---------- SUPPLIED INFORMATION

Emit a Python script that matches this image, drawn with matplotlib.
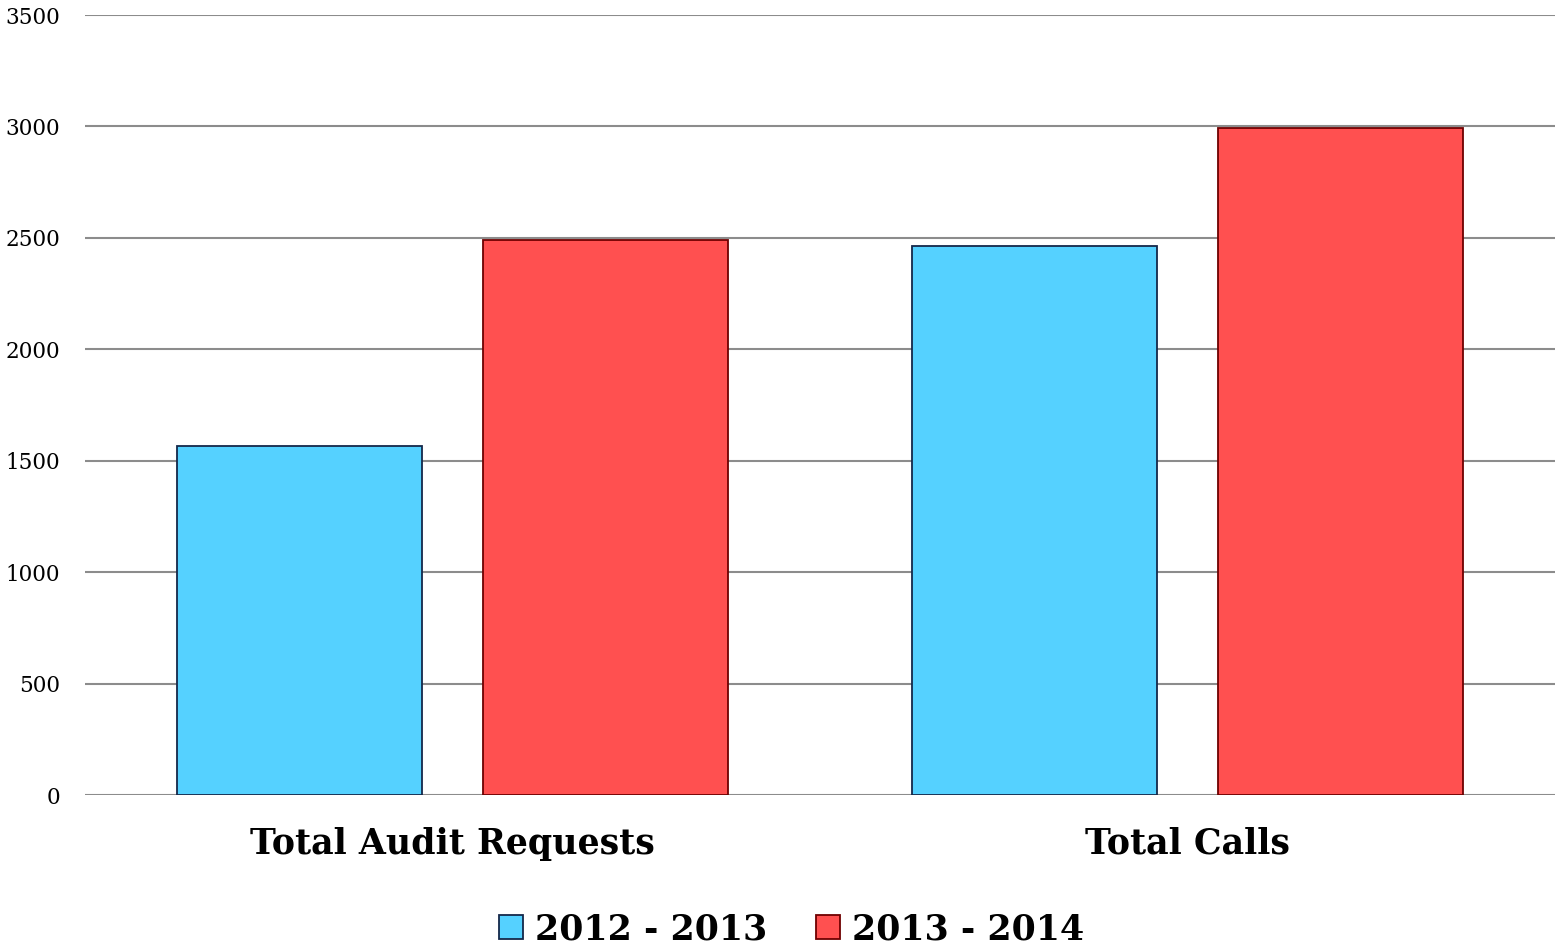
import numpy as np
import matplotlib
matplotlib.use("Agg")
import matplotlib.pyplot as plt

categories = ["Total Audit Requests", "Total Calls"]
series_names = ["2012 - 2013", "2013 - 2014"]
values_2012_13 = [1565, 2465]
values_2013_14 = [2492, 2995]
yticks = [0, 500, 1000, 1500, 2000, 2500, 3000, 3500]

fill_colors = ["#55d1ff", "#ff5050"]
edge_colors = ["#14284a", "#6e0000"]

plt.rcParams["font.family"] = ["DejaVu Serif"]

fig = plt.figure(figsize=(15.55, 9.5), dpi=100)
ax = fig.add_axes([85 / 1555, 155 / 950, 1470 / 1555, 780 / 950])

x = np.arange(len(categories))
width = 0.333
offset = 0.208
for i, vals in enumerate([values_2012_13, values_2013_14]):
    ax.bar(x + (i * 2 - 1) * offset, vals, width, color=fill_colors[i],
           edgecolor=edge_colors[i], linewidth=1.3, label=series_names[i], zorder=3)

ax.set_xlim(-0.5, 1.5)
ax.set_ylim(0, 3500)
ax.set_yticks(yticks)
ax.set_yticklabels([str(t) for t in yticks], fontsize=15.5)
ax.yaxis.grid(True, color="#8c8c8c", linewidth=1.5, zorder=0)
ax.set_axisbelow(True)
ax.tick_params(axis="y", length=0, pad=18)
ax.tick_params(axis="x", length=0, pad=23)
ax.set_xticks(x)
ax.set_xticklabels(categories, fontsize=25, fontweight="bold")
for s in ax.spines.values():
    s.set_visible(False)

leg = fig.legend(loc="center", bbox_to_anchor=(0.509, 0.022), ncol=2, frameon=False,
                 prop={"size": 25, "weight": "bold"}, handlelength=0.7, handleheight=0.7,
                 handletextpad=0.35, columnspacing=1.4)

fig.savefig("out.png", dpi=100)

--------------------

Copy nothing but the lines from the top of the material through the line holding "import matplotlib.pyplot as plt", exactly as written; omit pictures.

WRITTEN ANSWER:
Emit a Python script that matches this image, drawn with matplotlib.
import numpy as np
import matplotlib
matplotlib.use("Agg")
import matplotlib.pyplot as plt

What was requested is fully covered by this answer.